Midwest governors seek solutions to regional slump

September 2, 1981

America's industrial heartland, hit harder than most regions by the nation's manufacturing slump and high unemployment, is badly in need of an economic rebound.

No group is more keenly aware of that need than the governors of that heartland. Economic recovery has been the umbrella theme of every workshop session at the annual Midwest Governors Conference here.

But separate interviews with governors from the Great Lakes states of Wisconsin, Minnesota, Illinois, and Indiana suggest that so far there are few signs, if any, of a return to a more vigorous economy in the region.

Indeed, few governors hold out much hope for any improvement until interest rates fall nationally. The high rates, they say, have adversely affected everything from business investments to individual purchases while reducing state tax receipts and inducing new government tax burdens. David Stockman, President Reagan's budget director, tried to assure governors at the conference here that the current high interest rates are strictly temporary and could come down as soon as early next year.

All of the governors queried said they did not think the Midwest economy would ever return to the same intensive reliance on heavy manufacturing. But neither do they expect the major structural shift -- from manufacturing to a largely service-oriented economy -- that many have predicted the region must have for its economic survival.

Midwestern governors agree that some diversity is highly desirable. They disagree on how much. Illinois' Republican Gov. James R. Thompson, for instance , says that it is "unthinkable" to consider that the Midwest, as some have suggested, give up its production of steel. "We can't throw out what made us great -- we have to take what we have and add to it."

Most Midwestern states are hard at work in efforts to step up their recruitment of small businesses, which according to all statistics are responsible for the bulk of new jobs created, and to increase agriculture and manufacturing exports from their states.
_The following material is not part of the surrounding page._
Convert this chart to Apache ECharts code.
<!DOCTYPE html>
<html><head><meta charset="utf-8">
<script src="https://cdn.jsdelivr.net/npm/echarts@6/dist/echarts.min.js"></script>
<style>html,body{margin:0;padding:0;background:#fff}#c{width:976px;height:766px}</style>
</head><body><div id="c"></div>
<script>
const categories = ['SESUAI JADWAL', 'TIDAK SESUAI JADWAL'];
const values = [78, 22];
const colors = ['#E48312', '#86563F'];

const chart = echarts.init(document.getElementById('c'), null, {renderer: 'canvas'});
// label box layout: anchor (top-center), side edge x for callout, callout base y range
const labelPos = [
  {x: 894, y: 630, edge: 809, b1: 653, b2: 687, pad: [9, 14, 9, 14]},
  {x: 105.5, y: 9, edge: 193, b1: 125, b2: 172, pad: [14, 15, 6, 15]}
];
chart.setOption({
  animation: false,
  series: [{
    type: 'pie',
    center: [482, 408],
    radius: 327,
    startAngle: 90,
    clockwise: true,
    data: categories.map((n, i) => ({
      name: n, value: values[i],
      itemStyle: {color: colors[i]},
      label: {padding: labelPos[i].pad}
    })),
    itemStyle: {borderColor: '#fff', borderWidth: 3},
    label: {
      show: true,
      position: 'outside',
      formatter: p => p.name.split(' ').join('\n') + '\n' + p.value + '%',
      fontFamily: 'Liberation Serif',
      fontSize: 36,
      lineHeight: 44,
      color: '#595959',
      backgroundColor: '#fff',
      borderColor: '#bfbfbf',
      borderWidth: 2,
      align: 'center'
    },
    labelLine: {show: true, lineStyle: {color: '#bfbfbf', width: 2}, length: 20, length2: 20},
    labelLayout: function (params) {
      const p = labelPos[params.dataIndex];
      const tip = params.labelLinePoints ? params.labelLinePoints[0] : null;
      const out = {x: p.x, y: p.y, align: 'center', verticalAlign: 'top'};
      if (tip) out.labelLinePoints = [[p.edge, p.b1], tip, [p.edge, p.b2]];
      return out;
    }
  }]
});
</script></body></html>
Most Midwestern states have export offices either at home or abroad these days. Gov. Lee S. Dreyfus (R) of Wisconsin, whose state maintains an at-home export office, suggests that major businesses with overseas offices could be tapped to help small businesses step up exports abroad in the same fashion as universities have built up their alumni system. He adds that in Wisconsin during the current economic slump diversification has helped and that agriculture and tourism are what have "really been carrying us."

Another way of helping the Midwest's economy, says Indiana Gov. Robert D. Orr (R), is a more intensive effort to recruit overseas businesses to set up offices in heartland states. He says he took part in the ground breaking last week in Columbus, Ind., for a German combine manufacturing plant that will employ 500 Indiana workers over the next two years. The governor says that his state now has about 90 foreign-owned businesses, which employ about 30,000 Hoosiers.
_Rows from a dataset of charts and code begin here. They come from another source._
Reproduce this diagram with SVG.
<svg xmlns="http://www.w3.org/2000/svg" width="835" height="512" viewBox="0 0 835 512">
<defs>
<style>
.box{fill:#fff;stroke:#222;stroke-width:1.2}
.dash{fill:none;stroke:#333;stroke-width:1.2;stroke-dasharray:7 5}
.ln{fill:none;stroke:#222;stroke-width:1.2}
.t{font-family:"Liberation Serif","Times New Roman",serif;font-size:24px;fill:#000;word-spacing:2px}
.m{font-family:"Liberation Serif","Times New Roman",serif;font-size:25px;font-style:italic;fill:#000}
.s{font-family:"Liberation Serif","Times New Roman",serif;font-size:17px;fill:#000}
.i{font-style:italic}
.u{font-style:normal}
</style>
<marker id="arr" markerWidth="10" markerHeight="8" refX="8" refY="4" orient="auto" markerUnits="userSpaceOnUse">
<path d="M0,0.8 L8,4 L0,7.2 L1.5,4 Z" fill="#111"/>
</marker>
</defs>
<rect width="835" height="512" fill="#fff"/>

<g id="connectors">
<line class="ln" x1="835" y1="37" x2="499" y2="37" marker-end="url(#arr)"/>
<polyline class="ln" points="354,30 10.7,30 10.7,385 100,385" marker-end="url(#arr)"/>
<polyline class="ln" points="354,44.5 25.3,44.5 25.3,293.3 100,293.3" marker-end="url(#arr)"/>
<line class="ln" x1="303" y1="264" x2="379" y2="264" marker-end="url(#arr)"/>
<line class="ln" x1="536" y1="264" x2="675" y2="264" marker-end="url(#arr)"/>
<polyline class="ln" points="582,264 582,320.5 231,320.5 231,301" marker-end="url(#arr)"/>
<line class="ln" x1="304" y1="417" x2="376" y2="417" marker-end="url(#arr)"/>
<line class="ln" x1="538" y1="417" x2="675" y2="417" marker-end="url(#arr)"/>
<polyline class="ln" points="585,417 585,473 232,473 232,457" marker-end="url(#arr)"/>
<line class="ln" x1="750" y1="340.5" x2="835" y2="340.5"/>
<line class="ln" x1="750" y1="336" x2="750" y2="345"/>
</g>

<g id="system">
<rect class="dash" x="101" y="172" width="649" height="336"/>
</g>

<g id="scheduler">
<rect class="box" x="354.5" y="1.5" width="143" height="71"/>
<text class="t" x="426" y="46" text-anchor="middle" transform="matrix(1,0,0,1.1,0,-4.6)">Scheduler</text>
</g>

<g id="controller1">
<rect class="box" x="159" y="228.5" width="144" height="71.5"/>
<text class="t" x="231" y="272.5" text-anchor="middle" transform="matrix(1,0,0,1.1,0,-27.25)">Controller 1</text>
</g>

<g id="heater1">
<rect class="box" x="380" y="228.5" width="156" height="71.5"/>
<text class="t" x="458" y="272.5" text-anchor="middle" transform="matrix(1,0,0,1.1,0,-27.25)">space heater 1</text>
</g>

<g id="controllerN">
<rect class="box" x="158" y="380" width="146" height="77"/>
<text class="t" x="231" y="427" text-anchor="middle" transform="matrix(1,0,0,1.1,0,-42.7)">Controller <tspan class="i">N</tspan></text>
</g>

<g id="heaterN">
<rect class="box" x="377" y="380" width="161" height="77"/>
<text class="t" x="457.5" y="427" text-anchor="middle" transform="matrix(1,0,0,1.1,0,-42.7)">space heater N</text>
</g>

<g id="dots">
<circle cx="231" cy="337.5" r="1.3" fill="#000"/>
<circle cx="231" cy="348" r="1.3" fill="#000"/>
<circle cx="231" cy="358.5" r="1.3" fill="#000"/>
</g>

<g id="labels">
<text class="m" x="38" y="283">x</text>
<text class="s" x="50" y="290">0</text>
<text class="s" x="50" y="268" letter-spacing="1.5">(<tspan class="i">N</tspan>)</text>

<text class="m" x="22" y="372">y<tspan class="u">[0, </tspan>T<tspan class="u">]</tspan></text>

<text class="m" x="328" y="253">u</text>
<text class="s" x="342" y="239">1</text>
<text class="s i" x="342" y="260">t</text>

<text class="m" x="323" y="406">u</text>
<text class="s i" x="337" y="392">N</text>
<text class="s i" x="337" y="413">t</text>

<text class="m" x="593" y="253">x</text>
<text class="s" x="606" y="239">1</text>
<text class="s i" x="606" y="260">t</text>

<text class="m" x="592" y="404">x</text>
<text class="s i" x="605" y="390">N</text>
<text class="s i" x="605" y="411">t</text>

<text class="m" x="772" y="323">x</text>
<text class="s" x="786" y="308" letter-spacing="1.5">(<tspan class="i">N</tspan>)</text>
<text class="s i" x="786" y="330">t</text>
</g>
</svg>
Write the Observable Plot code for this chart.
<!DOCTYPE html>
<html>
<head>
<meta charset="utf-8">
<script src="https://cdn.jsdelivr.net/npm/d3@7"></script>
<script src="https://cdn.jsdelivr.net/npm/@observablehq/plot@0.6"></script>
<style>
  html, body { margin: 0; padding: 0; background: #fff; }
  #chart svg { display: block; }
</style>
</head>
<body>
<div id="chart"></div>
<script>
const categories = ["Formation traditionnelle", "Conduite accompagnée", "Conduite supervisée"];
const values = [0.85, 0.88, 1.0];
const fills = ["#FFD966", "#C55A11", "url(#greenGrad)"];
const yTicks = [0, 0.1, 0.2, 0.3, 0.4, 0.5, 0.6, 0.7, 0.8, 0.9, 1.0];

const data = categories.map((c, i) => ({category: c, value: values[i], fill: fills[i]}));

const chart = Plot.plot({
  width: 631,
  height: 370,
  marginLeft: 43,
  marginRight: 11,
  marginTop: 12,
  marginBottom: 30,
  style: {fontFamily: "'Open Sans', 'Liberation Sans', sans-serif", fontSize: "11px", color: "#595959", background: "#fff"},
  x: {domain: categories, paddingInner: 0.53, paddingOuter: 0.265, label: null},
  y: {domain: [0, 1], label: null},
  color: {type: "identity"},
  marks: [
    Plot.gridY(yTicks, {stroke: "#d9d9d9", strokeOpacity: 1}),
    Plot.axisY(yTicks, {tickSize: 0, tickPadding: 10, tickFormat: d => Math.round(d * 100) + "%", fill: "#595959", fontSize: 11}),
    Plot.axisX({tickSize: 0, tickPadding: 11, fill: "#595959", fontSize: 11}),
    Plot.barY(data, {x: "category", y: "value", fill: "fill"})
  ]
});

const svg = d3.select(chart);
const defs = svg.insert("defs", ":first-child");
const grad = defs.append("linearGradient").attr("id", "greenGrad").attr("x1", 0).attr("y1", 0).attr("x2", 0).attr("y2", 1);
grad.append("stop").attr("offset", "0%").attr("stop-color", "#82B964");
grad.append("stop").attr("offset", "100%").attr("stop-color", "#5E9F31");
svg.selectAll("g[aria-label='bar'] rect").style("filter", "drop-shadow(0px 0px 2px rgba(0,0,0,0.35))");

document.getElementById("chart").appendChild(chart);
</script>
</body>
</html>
Most governors say they feel some of the reports about migration of businesses and job hunters to the Sunbelt have been exaggerated and some of the moves influenced by such reports.

"We haven't done enough to toot our own horn," he insists. He points out that Illinois has just launched a $1 million promotional campaign. An early offshoot: a 20-page insert in the September issue of the Scientific American stressing the state's attractiveness as a potential high-technology location.

One report issued last month by Robert R. Nathan Associates Inc., a Washington consulting firm, suggested that the Midwest would continue to grow but much more slowly than other regions during the 1980s. It predicted that the region would never become another New England in terms of luring substantial numbers of high technology firms. One reason: the Midwest's lack of abiligy to attract the needed highly trained personnel.

In any case, no governor here is ready to throw in the towel on any possibility for the region's economic improvement. The Midwestern governors are also well aware that all the promotional efforts and cheerleading will have no effect unless there are solid improvements in state financial climates behind the pitches.

Gov. Albert H. Quie (R), whose state of Minnesota, contrary to the Nathan report, already is considered a strong high-technology center, is firm on the necessity for further improvement in the business climate of Midwestern states. He argues strongly for the need for further improving the business climate of Midwestern states. Specifically, he would like to see Minnesota reduce the workmen's compensation rate as well as the corporate income tax for small businesses and the industrial property tax.